LLC Manager Is Personally Liable for LLC's Failure to Pay State Agency, Without Piercing the Veil
The sole manager of a Michigan limited liability company has been held potentially liable for the LLC’s failure to pay assessments due under the Michigan Agricultural Commodities Marketing Act (ACMA). Dep’t of Agric. v. Appletree Mktg., L.L.C., No. 137552, 2010 WL 841173 (Mich. Mar. 10, 2010). The case illustrates that an LLC’s liability shield is not absolute – an LLC manager can be personally liable for some types of nonpayment by the LLC.
The ACMA established the Michigan Apple Committee to carry out marketing programs funded by assessments on apple distributors. Distributors are required to deduct a portion of the purchase prices they pay to apple producers, and to hold the funds in trust and remit them to the Committee. Mich. Comp. Laws § 290.651 et seq.
Appletree Marketing, L.L.C. withheld the required amounts from its payments to apple producers in 2004 and 2005, but failed to remit those amounts to the state. The LLC instead used the funds to pay other debts, and later became insolvent and defunct. The state sued the LLC and Steven Kropf, the LLC’s manager, to recover the unpaid assessments.
The trial court entered judgment against the LLC for the unpaid amounts, but dismissed the state’s claim against Kropf on grounds that the state’s ACMA remedy against the LLC was exclusive.
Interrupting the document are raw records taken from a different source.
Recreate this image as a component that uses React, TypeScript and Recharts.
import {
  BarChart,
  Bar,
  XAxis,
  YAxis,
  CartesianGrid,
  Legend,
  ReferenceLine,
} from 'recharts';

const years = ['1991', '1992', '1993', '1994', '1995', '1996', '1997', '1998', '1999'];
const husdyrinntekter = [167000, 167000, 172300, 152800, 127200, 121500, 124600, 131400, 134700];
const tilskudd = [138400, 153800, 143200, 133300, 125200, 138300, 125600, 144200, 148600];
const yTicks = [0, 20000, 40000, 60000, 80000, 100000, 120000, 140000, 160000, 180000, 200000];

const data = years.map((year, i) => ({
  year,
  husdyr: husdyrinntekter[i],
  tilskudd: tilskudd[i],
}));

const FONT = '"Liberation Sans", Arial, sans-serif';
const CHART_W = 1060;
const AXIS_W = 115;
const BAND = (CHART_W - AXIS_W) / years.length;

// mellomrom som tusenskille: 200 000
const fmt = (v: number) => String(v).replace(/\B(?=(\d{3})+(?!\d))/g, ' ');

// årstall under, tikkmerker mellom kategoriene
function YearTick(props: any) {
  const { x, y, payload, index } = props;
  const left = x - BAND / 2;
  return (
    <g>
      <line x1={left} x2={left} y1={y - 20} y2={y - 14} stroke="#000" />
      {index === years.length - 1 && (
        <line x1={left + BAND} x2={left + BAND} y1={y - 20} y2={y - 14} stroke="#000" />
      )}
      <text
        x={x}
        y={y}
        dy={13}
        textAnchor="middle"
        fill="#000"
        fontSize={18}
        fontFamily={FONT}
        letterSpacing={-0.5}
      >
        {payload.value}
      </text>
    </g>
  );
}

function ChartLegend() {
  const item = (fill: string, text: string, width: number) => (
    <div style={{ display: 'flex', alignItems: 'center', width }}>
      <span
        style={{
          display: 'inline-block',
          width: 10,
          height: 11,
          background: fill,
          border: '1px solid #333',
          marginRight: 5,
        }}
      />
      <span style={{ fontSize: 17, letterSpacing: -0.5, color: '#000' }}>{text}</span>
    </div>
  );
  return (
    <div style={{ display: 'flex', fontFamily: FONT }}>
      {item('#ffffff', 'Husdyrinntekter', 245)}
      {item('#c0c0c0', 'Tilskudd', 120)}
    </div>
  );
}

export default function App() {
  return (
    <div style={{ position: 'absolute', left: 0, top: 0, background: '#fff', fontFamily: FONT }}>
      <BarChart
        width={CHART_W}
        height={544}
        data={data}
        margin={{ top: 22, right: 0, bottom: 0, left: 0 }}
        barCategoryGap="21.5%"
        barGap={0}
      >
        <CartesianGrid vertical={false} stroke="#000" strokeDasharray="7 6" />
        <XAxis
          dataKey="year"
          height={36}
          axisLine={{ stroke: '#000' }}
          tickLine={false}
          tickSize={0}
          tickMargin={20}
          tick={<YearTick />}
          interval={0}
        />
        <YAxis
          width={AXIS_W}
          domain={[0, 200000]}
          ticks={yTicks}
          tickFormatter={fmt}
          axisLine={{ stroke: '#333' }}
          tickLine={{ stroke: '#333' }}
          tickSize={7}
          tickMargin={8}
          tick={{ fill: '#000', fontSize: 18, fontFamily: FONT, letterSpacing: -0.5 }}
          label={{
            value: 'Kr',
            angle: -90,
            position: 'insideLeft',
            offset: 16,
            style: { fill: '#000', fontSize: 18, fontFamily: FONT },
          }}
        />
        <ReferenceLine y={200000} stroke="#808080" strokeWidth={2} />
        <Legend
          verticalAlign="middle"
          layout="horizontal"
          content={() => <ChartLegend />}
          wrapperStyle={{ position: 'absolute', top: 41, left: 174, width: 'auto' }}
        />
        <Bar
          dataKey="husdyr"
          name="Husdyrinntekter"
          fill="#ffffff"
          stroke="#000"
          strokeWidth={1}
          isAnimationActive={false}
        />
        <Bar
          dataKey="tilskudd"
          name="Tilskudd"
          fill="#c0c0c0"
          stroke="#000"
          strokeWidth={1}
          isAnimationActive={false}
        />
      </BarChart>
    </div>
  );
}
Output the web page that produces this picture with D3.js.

Michigan’s Supreme Court reversed, holding that the ACMA explicitly preserved all other lawful remedies, including claims for common law conversion and statutory conversion. The court then examined the issue of Kropf’s potential personal liability.
Under the ACWA, the funds withheld by the LLC were held intrust for the Committee. When the LLC used those funds for other purposes, it asserted dominion and control over the Committee’s money and therefore committed the tort of conversion.
To decide whether the state could pursue claims for common law and statutory conversion against Kropf, the court looked to existing Michigan law:
Michigan law has long provided that corporate officials may be held personally liable for their individual tortious acts done in the course of business, regardless of whether they were acting for their personal benefit or the corporation’s benefit.
Appletree, 2010 WL 841173, at *7. Corporate officers may be held individually liable when they cause the corporation to act unlawfully. Id.
Kropf participated in the tort by causing the LLC to divert the Committee’s funds to other purposes. Although the prior case law involved officers of corporations, the court applied those cases to the LLC’s manager without discussion, apparently by analogy.
The court made clear that this was not a case of piercing the veil of the LLC. “However, we have never required that a plaintiff pierce the corporate veil in order to hold corporate officials liable for their own tortious misconduct, and thus it is unnecessary to pierce the corporate veil in this case.” Id.
The court concluded that Kropf could be personally liable if the facts established the necessary participation: “There is no question that, if the facts prove either common law or statutory conversion, Kropf can be held personally liable and may not hide behind the corporate form in order to prevent liability for his active participation in the tort.” Id. Because the claim against Kropf had been dismissed on summary judgment, the court remanded the claim against Kropf back to the trial court for further proceedings.
Business people use limited liability companies to shield themselves from personal liability for the companies’ debts and obligations. But the shield is not impenetrable, as Appletree shows.
Normally an LLC manager is not personally liable merely because the manager caused the LLC to breach a contract; breach of contract is not a tort. The contract, however, can establish a relationship where the conduct constituting breach of contract also constitutes a tort.
Assume the parties agree that an LLC will receive property and hold it in trust, or hold it as a bailee. If the LLC misappropriates the property and refuses to return it to the other party, it has probably committed the tort of conversion. Then, the LLC manager who caused the LLC to convert the property will be personally liable for the tort.
Tort remedies can sting. For example, under Michigan’s conversion statute, a person damaged because of another’s theft, embezzlement or conversion may recover three times the amount of actual damages plus costs and reasonable attorneys’ fees. Mich. Comp. Laws § 600.2919a.
Appletree involved an intentional tort by the LLC, but claims against managers can also occur in negligence cases. Sometimes injured parties claim that an LLC manager’s inadequate supervision and management resulted in the company’s negligent injury to the plaintiff. The law is less clear here, although in many of these cases courts do hold managers liable for acts and omissions related to supervision and management. But that’s a discussion for another day.